Art Laffer famously sketched this wonderful concoction out on a chart (known as the Laffer Curve), which has mesmerised world leaders and gullible journalists since the 1980s.
Sadly, however, the body of evidence overwhelmingly shows the Laffer Curve is pure hokum. Cutting taxes on the rich doesn’t stimulate investment (see the UK’s recent experience for example), and neither does it increase revenue yields in the long-term.
When applied to the real world, Laffer’s snake oil has proven disastrous, as the state of Kentucky discovered when its Governor brought Laffer in to jumpstart the economy a few years back.
In recent years economists trying to breathe life into Laffer’s sagging notions have added a fresh twist known as ‘dynamic scoring’, which seeks to show that tax cuts will unleash fresh dynamics into an otherwise flagging economy. Like many economic modelling processes, dynamic scoring relies on a package of variables and assumptions that might, or might not, survive the harsh light of reality. As the Organisation for Economic Cooperation and Development notes:
“We have no idea of the magnitudes of likely responses by households and firms to many of the kinds of tax reforms often proposed in the real world, and still less idea of likely responses to changes in public spending programmes and regulations. We have no macroeconomic model that even incorporates the main features acknowledged by all as desirable, and no consensus on which of the multiplicity of radically different models best captures reality.”
So we’re back in La-La-Laffer Land.
As Maya McGuineas of the Committee for a Responsible Federal Budget commented on Trump’s announcement: “It seems the administration is using economic growth like magic beans – the cheap solution to all our problems. But there is no golden goose at the top of the tax cut beanstalk, just mountains of debt.”

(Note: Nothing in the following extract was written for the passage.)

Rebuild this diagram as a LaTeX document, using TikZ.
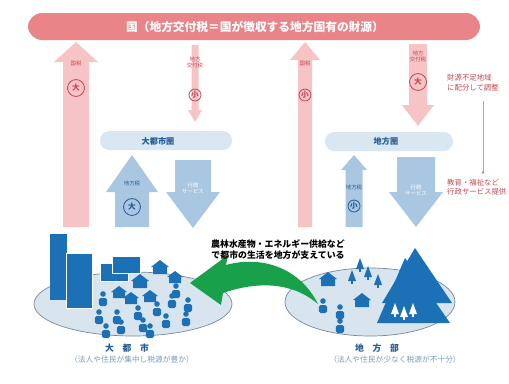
\documentclass[tikz,border=0pt]{standalone}
\usepackage{fontspec}
\setmainfont{Noto Sans CJK JP}
\usetikzlibrary{calc}
\definecolor{kokupink}{RGB}{233,132,137}
\definecolor{arrpink}{RGB}{246,196,197}
\definecolor{redtxt}{RGB}{196,72,84}
\definecolor{barblue}{RGB}{216,231,242}
\definecolor{arrblue}{RGB}{170,199,226}
\definecolor{navy}{RGB}{36,92,150}
\definecolor{picblue}{RGB}{28,112,182}
\definecolor{landfill}{RGB}{216,228,238}
\definecolor{landline}{RGB}{118,138,158}
\definecolor{leafgreen}{RGB}{24,160,74}
% fat arrow: x, y of tail, y of head base, y of tip, half shaft, half head, colour
\newcommand{\fatarrow}[7]{%
  \fill[#7] ({#1-#5},#2) -- ({#1-#5},#3) -- ({#1-#6},#3) -- (#1,#4)
    -- ({#1+#6},#3) -- ({#1+#5},#3) -- ({#1+#5},#2) -- cycle;}
% house: ridge x, ridge y, half width
\newcommand{\house}[3]{%
  \fill[picblue] (#1,#2) -- ({#1+#3+2},{#2+#3}) -- ({#1+#3},{#2+#3}) -- ({#1+#3},{#2+2*#3})
    -- ({#1-#3},{#2+2*#3}) -- ({#1-#3},{#2+#3}) -- ({#1-#3-2},{#2+#3}) -- cycle;}
% person: x, y of the head
\newcommand{\person}[2]{%
  \fill[picblue] (#1,#2) circle (2.8);
  \fill[picblue, rounded corners=1.5pt] ({#1-4.2},{#2+12}) rectangle ({#1+4.2},{#2+4});}
% tree: x, y of the top, colour
\newcommand{\tree}[3]{%
  \fill[#3] (#1,#2) -- ({#1+4},{#2+11}) -- ({#1-4},{#2+11}) -- cycle;
  \fill[#3] ({#1-0.8},{#2+10}) rectangle ({#1+0.8},{#2+14});}

\begin{document}
\begin{tikzpicture}[x=0.03cm, y=-0.03cm,
  lbl/.style={font=\fontsize{4.6}{5.2}\selectfont, align=center, inner sep=0pt},
  maru/.style={circle, draw=#1, text=#1, line width=0.7pt, inner sep=0pt,
    font=\fontsize{6.5}{7}\selectfont\bfseries},
  regiontxt/.style={font=\fontsize{7}{8}\selectfont\bfseries, text=navy},
  sidetxt/.style={font=\fontsize{6.3}{8.2}\selectfont, text=redtxt, align=left, anchor=west, inner sep=0pt}]
  \clip (0,0) rectangle (509,383);
  \fill[white] (0,0) rectangle (509,383);
  % ---------------------------------------------------------------- the national bar
  \fill[kokupink, rounded corners=12pt] (28,13) rectangle (480,40);
  \node[font=\fontsize{10}{11}\selectfont\bfseries, text=white] (kuni) at (255,27)
    {国（地方交付税＝国が徴収する地方固有の財源）};
  % ---------------------------------------------------------------- national tax and allocation arrows
  \fatarrow{76}{227}{62}{42}{13}{22}{arrpink}
  \node[lbl, text=redtxt] (kokuzei1) at (76,63) {国税};
  \node[maru=redtxt, minimum size=17pt*0.85] (dai1) at (76,88) {大};
  \fatarrow{195}{45}{110}{122}{3.5}{7}{arrpink}
  \node[lbl, text=redtxt] (kofu1) at (195,62) {地方\\交付税};
  \node[maru=redtxt, minimum size=12pt*0.85] (sho1) at (195,95) {小};
  \fatarrow{305}{227}{60}{42}{7}{15}{arrpink}
  \node[lbl, text=redtxt] (kokuzei2) at (305,63) {国税};
  \node[maru=redtxt, minimum size=12pt*0.85] (sho2) at (305,95) {小};
  \fatarrow{418}{44}{105}{126}{9}{16}{arrpink}
  \node[lbl, text=redtxt] (kofu2) at (418,56) {地方\\交付税};
  \node[maru=redtxt, minimum size=17pt*0.85] (dai2) at (418,82) {大};
  % redistribution note on the right
  \node[sidetxt] (haibun) at (447,83) {財源不足地域\\に配分して調整};
  \node[sidetxt] (gyosei) at (447,187) {教育・福祉など\\行政サービス提供};
  \draw[redtxt!55, line width=0.6pt] ($(haibun.south west)+(36,10)$) -- ($(gyosei.north west)+(36,-6)$);
  \fill[redtxt!70] ($(gyosei.north west)+(36,-6)$) circle (1.4);
  % ---------------------------------------------------------------- the two regions
  \fill[barblue, rounded corners=8pt] (100,131) rectangle (232,150);
  \node[regiontxt] (toshiken) at (158,141) {大都市圏};
  \fill[barblue, rounded corners=8pt] (325,132) rectangle (453,151);
  \node[regiontxt] (chihoken) at (386,141) {地方圏};
  \fatarrow{132}{227}{192}{155}{17}{26}{arrblue}
  \node[lbl, text=navy] (chihozei1) at (132,183) {地方税};
  \node[maru=navy, minimum size=17pt*0.85] (dai3) at (132,207) {大};
  \fatarrow{193}{160}{192}{228}{18}{27}{arrblue}
  \node[lbl, text=white] (service1) at (193,188) {行政\\サービス};
  \fatarrow{354}{227}{170}{155}{8.5}{13}{arrblue}
  \node[lbl, text=navy] (chihozei2) at (354,187) {地方税};
  \node[maru=navy, minimum size=12pt*0.85] (sho3) at (354,206) {小};
  \fatarrow{416}{157}{192}{227}{19}{27}{arrblue}
  \node[lbl, text=white] (service2) at (416,190) {行政\\サービス};
  % ---------------------------------------------------------------- big city
  \draw[landline, fill=landfill, line width=0.6pt] (133,304) ellipse [x radius=99, y radius=32];
  \fill[picblue] (50,234) rectangle (67,300);
  \fill[picblue, draw=white, line width=0.5pt] (66,253) rectangle (92,308);
  \fill[picblue, draw=white, line width=0.5pt] (100,263) rectangle (128,281);
  \fill[picblue, draw=white, line width=0.5pt] (112,256) rectangle (140,273);
  \house{160}{260}{7}
  \house{140}{274}{7}
  \house{119}{286}{6}
  \house{175}{271}{6}
  \house{131}{292}{6}
  \house{150}{290}{6}
  \foreach \px/\py in {103/294, 99/312, 117/312, 138/308, 157/304, 172/296, 188/300,
    121/322, 143/320, 166/316, 186/314, 176/286, 106/326, 150/326}
    \person{\px}{\py};
  % ---------------------------------------------------------------- countryside
  \draw[landline, fill=landfill, line width=0.6pt] (370,302) ellipse [x radius=85, y radius=34];
  \fill[picblue] (382,303) -- (415,248) -- (452,303) -- cycle;
  \fill[picblue] (377,323) -- (405,258) -- (450,323) -- cycle;
  \foreach \tx/\ty in {395/303, 404/306, 413/303}
    \tree{\tx}{\ty}{white};
  \foreach \tx/\ty in {352/270, 360/258, 368/266, 378/274}
    \tree{\tx}{\ty}{picblue};
  \house{328}{272}{7}
  \house{362}{293}{7}
  \foreach \px/\py in {323/301, 340/307, 340/321}
    \person{\px}{\py};
  % ---------------------------------------------------------------- supply from the countryside to the city
  \fill[leafgreen] (318,304) .. controls (300,268) and (262,255) .. (226,265)
    -- (228,255) -- (190,283) -- (221,305) -- (223,293)
    .. controls (258,281) and (292,282) .. (318,304) -- cycle;
  \node[font=\fontsize{7.6}{9.4}\selectfont\bfseries, align=center] (kyokyu) at (278,250)
    {農林水産物・エネルギー供給など\\で都市の生活を地方が支えている};
  % ---------------------------------------------------------------- captions
  \node[font=\fontsize{7.5}{8}\selectfont\bfseries, text=navy] (daitoshi) at (127,348) {大　都　市};
  \node[font=\fontsize{6.6}{7}\selectfont, text=navy!60] (daitoshi-sub) at (132,360)
    {（法人や住民が集中し税源が豊か）};
  \node[font=\fontsize{7.5}{8}\selectfont\bfseries, text=navy] (chihobu) at (377,348) {地　方　部};
  \node[font=\fontsize{6.6}{7}\selectfont, text=navy!60] (chihobu-sub) at (395,360)
    {（法人や住民が少なく税源が不十分）};
\end{tikzpicture}
\end{document}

Shortly after taking office President Trump said that corporate tax cuts will help US corporations “compete” in global markets: “My economic team is developing historic tax reform that will reduce the tax rate on our companies so they can compete and thrive anywhere and with anyone.” He added: “It will be a big, big cut.”
In practice, many US multinationals pay little or no tax anywhere, so the proposed 15 percent rate could actually represent a tax hike, but again the evidence shows that tax cuts don’t stimulate investment unless accompanied by measures to stimulate extra demand for goods and services, which will be hard to achieve when the corporate tax cuts will increase US national debt by around $2.4 trillion.
The White House has yet to produce a detailed costing of its full tax plans, which at this stage represent nothing more than an aspiration (see full plan below). Earlier plans for a Border Adjustment Tax, which would have caused significant harm to other countries and most likely contravened World Trade Organisation rules, appear to have been shelved.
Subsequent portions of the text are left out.